В.Б. Вот вы, дворянин, аристократ, и сейчас считаете, что Октябрьская революция была неизбежна?
С.М. Я думаю, что самодержавие неизбежно ушло бы в то время. Интеллигенция была возмущена влиянием Григория Распутина. Февраль был предопределен. Офицерство было возмущено мягкотелостью Николая Второго. А дальше пошло, покатило. Но, конечно, дальнейший расстрел всей семьи — это акт великого позора. Расстрелять семью православного царя?
В.Б. Но был потом и подъем народа, был всеобщий энтузиазм? Или это сказки? Все делалось по принуждению?
С.М. У меня отец Владимир Александрович был внуком статского советника, одного из старейших русских библиофилов. Так у этого статского советника была библиотека личная 50 тысяч томов. Он эту библиотеку завещал после смерти Академии наук. Не успел передать, умер. Мой отец, его внук, уже в 1911 году передал библиотеку. Недавно был там пожар, но наши книги все сохранились. Мой отец не имел никакой собственности. Собственность принадлежала отцу его — моему деду, а сам отец был под опекой государства, так как был душевнобольной после смерти жены от родов, может, потом собственность и передали бы моему отцу. Но до этого не дошло. И после революции отец писал: никакой собственности не имею. И заявил своим домочадцам: я против новой власти бороться не собираюсь. А мне было тогда 4 года. Если Россия выбрала себе другой путь, я ей буду помогать, решил отец. И стал помогать.

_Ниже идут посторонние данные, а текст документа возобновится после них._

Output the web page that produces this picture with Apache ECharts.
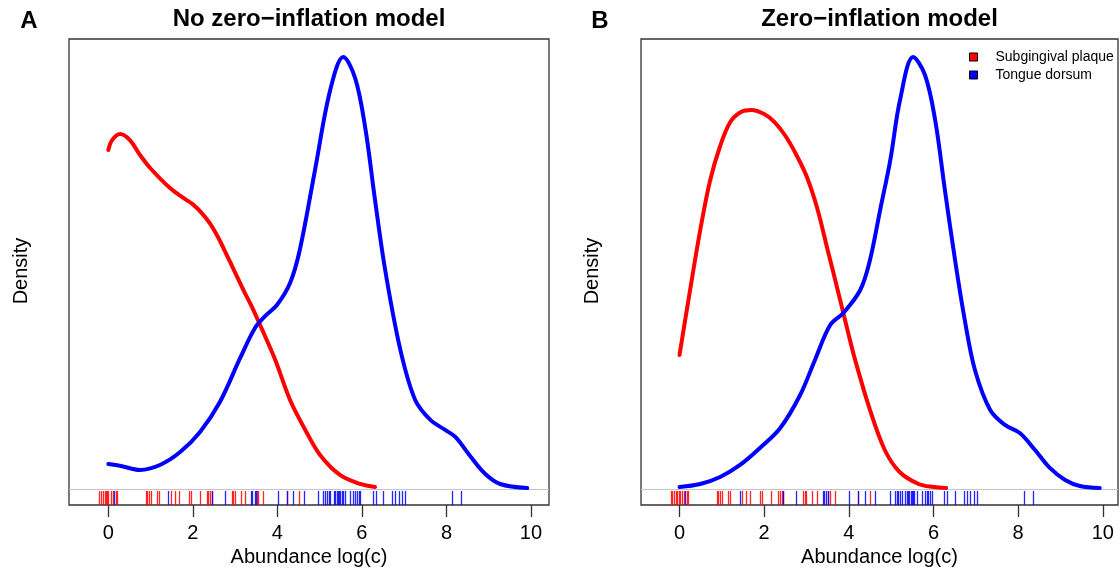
<!DOCTYPE html>
<html>
<head>
<meta charset="utf-8">
<title>Abundance density: no zero-inflation vs zero-inflation model</title>
<script src="https://cdn.jsdelivr.net/npm/echarts@6/dist/echarts.min.js"></script>
<style>
  html, body { margin: 0; padding: 0; background: #ffffff; }
  #chart { width: 1120px; height: 573px; }
</style>
</head>
<body>
<div id="chart"></div>
<script>
// ---- data -------------------------------------------------------------
const xTicks = [0, 2, 4, 6, 8, 10];
const groupNames = ['Subgingival plaque', 'Tongue dorsum'];
const panelTitles = ['No zero\u2212inflation model', 'Zero\u2212inflation model'];
const panelLetters = ['A', 'B'];

// kernel density estimates, [log abundance, density]
const noZiPlaque = [
  [0, 0.3531], [0.09, 0.3635], [0.28, 0.3698], [0.51, 0.3635], [0.75, 0.3479],
  [0.99, 0.3344], [1.46, 0.3135], [1.8, 0.3025], [2.0, 0.2965], [2.2, 0.2880],
  [2.4, 0.2770], [2.6, 0.2620], [2.8, 0.2440], [3.0, 0.2255], [3.2, 0.2070],
  [3.4, 0.1895], [3.6, 0.1700], [3.95, 0.1344], [4.30, 0.0927], [4.66, 0.0615],
  [5.01, 0.0354], [5.48, 0.0146], [5.96, 0.0052], [6.31, 0.0021]
];
const noZiTongue = [
  [0, 0.0260], [0.30, 0.0240], [0.75, 0.0198], [1.22, 0.0250], [1.70, 0.0385],
  [2.17, 0.0594], [2.64, 0.0906], [3.12, 0.1365], [3.47, 0.1677], [3.71, 0.1802],
  [3.99, 0.1917], [4.30, 0.2146], [4.53, 0.2490], [4.89, 0.3323], [5.25, 0.4156],
  [5.56, 0.4500], [5.84, 0.4281], [6.08, 0.3760], [6.31, 0.3010], [6.55, 0.2281],
  [6.91, 0.1448], [7.26, 0.0927], [7.62, 0.0719], [7.97, 0.0615], [8.21, 0.0542],
  [8.56, 0.0344], [8.92, 0.0156], [9.27, 0.0052], [9.91, 0.0010]
];
const ziPlaque = [
  [0, 0.1396], [0.25, 0.2073], [0.49, 0.2698], [0.72, 0.3208], [0.96, 0.3573],
  [1.2, 0.3823], [1.45, 0.3927], [1.7, 0.3948], [2.0, 0.3906], [2.25, 0.3820],
  [2.5, 0.3680], [2.75, 0.3490], [3.0, 0.3260], [3.25, 0.2930], [3.5, 0.2490],
  [3.75, 0.2050], [4.0, 0.1600], [4.15, 0.1344], [4.5, 0.0823], [4.85, 0.0406],
  [5.2, 0.0177], [5.65, 0.0052], [6.0, 0.0021], [6.3, 0.0010]
];
const ziTongue = [
  [0, 0.0021], [0.49, 0.0052], [0.96, 0.0125], [1.43, 0.0250], [1.90, 0.0427],
  [2.38, 0.0635], [2.85, 0.0979], [3.2, 0.1344], [3.56, 0.1708], [3.87, 0.1833],
  [4.27, 0.2073], [4.50, 0.2385], [4.74, 0.2906], [4.98, 0.3427], [5.21, 0.4052],
  [5.52, 0.4500], [5.80, 0.4313], [6.04, 0.3844], [6.27, 0.3115], [6.51, 0.2385],
  [6.74, 0.1760], [6.98, 0.1240], [7.34, 0.0823], [7.69, 0.0667], [8.04, 0.0583],
  [8.40, 0.0406], [8.75, 0.0219], [9.11, 0.0094], [9.46, 0.0031], [9.93, 0.0010]
];

// observed samples shown as rug marks
const rugPlaque = [
  -0.21, -0.17, -0.13, -0.08, -0.05, -0.02, 0, 0.07, 0.10, 0.18, 0.21,
  0.89, 0.92, 0.96, 1.01, 1.15, 1.19, 1.48, 1.58, 1.67, 1.90, 1.96,
  2.17, 2.33, 2.37, 2.41, 2.45, 2.92, 2.96, 3.0, 3.13, 3.24, 3.51, 3.55, 3.67,
  4.22, 4.50
];
const rugTongue = [
  0.14, 1.42, 2.45, 2.75, 3.38, 3.41, 3.46, 3.50, 4.01, 4.22, 4.38, 4.62,
  4.97, 5.09, 5.13, 5.17, 5.21, 5.25, 5.33, 5.37, 5.40, 5.43, 5.46, 5.49,
  5.52, 5.55, 5.60, 5.72, 5.80, 5.84, 5.88, 5.92, 5.96, 6.26, 6.33, 6.50,
  6.71, 6.79, 6.87, 6.95, 7.02, 8.13, 8.35
];

// ---- layout / style ---------------------------------------------------
const FONT = '"Liberation Sans", Arial, Helvetica, sans-serif';
const RED = '#ff0000';
const BLUE = '#0000ff';
const Y_MIN = -0.0167;
const Y_MAX = 0.4688;
const RUG_TOP = -0.0021;

const grids = [
  { left: 69, top: 39, width: 480, height: 466, xMin: -0.93, xMax: 10.426 },
  { left: 641, top: 39, width: 477, height: 466, xMin: -0.91, xMax: 10.36 }
];

function rugSeries(name, values, color, gi) {
  return {
    name: name,
    type: 'custom',
    xAxisIndex: gi,
    yAxisIndex: gi,
    silent: true,
    z: 2,
    data: values.map(v => [v]),
    renderItem: function (params, api) {
      const x = api.value(0);
      const p0 = api.coord([x, Y_MIN]);
      const p1 = api.coord([x, RUG_TOP]);
      const px = Math.round(p0[0]) + 0.5;
      return {
        type: 'line',
        shape: { x1: px, y1: p0[1], x2: px, y2: p1[1] },
        style: { stroke: color, lineWidth: 1.3, opacity: 0.85 }
      };
    }
  };
}

function densitySeries(name, data, color, gi, withZeroLine) {
  const s = {
    name: name,
    type: 'line',
    xAxisIndex: gi,
    yAxisIndex: gi,
    data: data,
    smooth: 0.35,
    showSymbol: false,
    symbol: 'none',
    z: 4,
    color: color,
    itemStyle: { color: color },
    lineStyle: { color: color, width: 4, cap: 'round', join: 'round' },
    emphasis: { disabled: true }
  };
  if (withZeroLine) {
    s.markLine = {
      silent: true,
      symbol: 'none',
      label: { show: false },
      lineStyle: { color: '#c4c4c4', width: 1, type: 'solid' },
      z: 1,
      data: [{ yAxis: 0 }]
    };
  }
  return s;
}

const xAxes = grids.map((g, i) => ({
  type: 'value',
  gridIndex: i,
  min: g.xMin,
  max: g.xMax,
  name: 'Abundance log(c)',
  nameLocation: 'middle',
  nameGap: 41,
  nameTextStyle: { fontSize: 20, color: '#000', fontFamily: FONT },
  axisLine: { show: false, onZero: false },
  splitLine: { show: false },
  axisTick: { show: true, customValues: xTicks, length: 12, lineStyle: { color: '#333', width: 1.3 } },
  axisLabel: { show: true, customValues: xTicks, margin: 18, fontSize: 20, color: '#000', fontFamily: FONT }
}));

const yAxes = grids.map((g, i) => ({
  type: 'value',
  gridIndex: i,
  min: Y_MIN,
  max: Y_MAX,
  show: false
}));

const graphics = [];
grids.forEach((g, i) => {
  graphics.push({
    type: 'text',
    x: g.left + g.width / 2,
    y: 19,
    style: {
      text: panelTitles[i], fontSize: 24, fontWeight: 'bold', fontFamily: FONT,
      fill: '#000', align: 'center', verticalAlign: 'middle'
    }
  });
  graphics.push({
    type: 'text',
    x: i === 0 ? 29 : 600,
    y: 21,
    style: {
      text: panelLetters[i], fontSize: 24, fontWeight: 'bold', fontFamily: FONT,
      fill: '#000', align: 'center', verticalAlign: 'middle'
    }
  });
  graphics.push({
    type: 'text',
    x: i === 0 ? 21 : 592,
    y: 271,
    rotation: Math.PI / 2,
    style: {
      text: 'Density', fontSize: 20, fontFamily: FONT,
      fill: '#000', align: 'center', verticalAlign: 'middle'
    }
  });
});

const chart = echarts.init(document.getElementById('chart'), null, { renderer: 'canvas' });
chart.setOption({
  backgroundColor: '#ffffff',
  animation: false,
  textStyle: { fontFamily: FONT },
  grid: grids.map(g => ({
    left: g.left, top: g.top, width: g.width, height: g.height,
    show: true, borderColor: '#333', borderWidth: 1.3, backgroundColor: 'transparent'
  })),
  xAxis: xAxes,
  yAxis: yAxes,
  legend: {
    data: groupNames,
    orient: 'vertical',
    left: 964,
    top: 45,
    padding: 5,
    icon: 'rect',
    itemWidth: 8,
    itemHeight: 8,
    itemGap: 4,
    selectedMode: false,
    itemStyle: { borderColor: '#000', borderWidth: 1 },
    textStyle: { fontSize: 14, color: '#000', fontFamily: FONT, lineHeight: 14, padding: [0, 0, 0, 13] }
  },
  graphic: graphics,
  series: [
    rugSeries('plaque samples A', rugPlaque, RED, 0),
    rugSeries('tongue samples A', rugTongue, BLUE, 0),
    densitySeries(groupNames[0], noZiPlaque, RED, 0, true),
    densitySeries(groupNames[1], noZiTongue, BLUE, 0, false),
    rugSeries('plaque samples B', rugPlaque, RED, 1),
    rugSeries('tongue samples B', rugTongue, BLUE, 1),
    densitySeries(groupNames[0], ziPlaque, RED, 1, true),
    densitySeries(groupNames[1], ziTongue, BLUE, 1, false)
  ]
});
</script>
</body>
</html>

Посвятил себя птицеводству, написал первую книжку, которую я сам продавал по деревням, "Что надо знать крестьянину-птицеводу?". А вторая книжка была "Почему в Америке куры хорошо несутся?". И когда был призыв партии поднимать хозяйство в провинции, он поехал в Пятигорск. И я учился в пятигорской школе…
В.Б. Не пора ли новый призыв партии власти бросать: ехать спасать русскую провинцию? И кто сейчас поедет? Какие специалисты?
С.М. Не знаю. Вот отец был первым организатором инкубаторской станции на Кавказе. Преподавал на птицеводческих курсах, много работал и умер в 1932 году. Перед этим его пригласили на кафедру преподавать в Воронежский сельскохозяйственный институт. Он поехал, принял предложение, но в пути заболел крупозным воспалением легких и умер в Георгиевске. Не было еще антибиотиков, нельзя было спасти. Осталась мать и три сына. Я — старший. Уже работал в Москве.
Я приехал, мы продали всё имущество за 500 рублей. И я забрал всю семью в Москву. Рассовал братьев по родственникам и знакомым. И судьба мне благоволила. Я работал тогда в редакции "Известий". Я подробно написал в книге "От и до" всю историю своего стихотворения "Светлана", которое на самом деле не имело никакого отношения к дочери Сталина. Но Сталину оно понравилось, меня вызвали в ЦК, вскоре дали Сталинскую премию вместе с Маршаком, Шолоховым, Фадеевым. Потом вторую премию за фильм "Фронтовые подруги". Третью за спектакль "Я хочу домой". Потом война, фронтовой корреспондент и так далее. Много раз уже рассказывалось.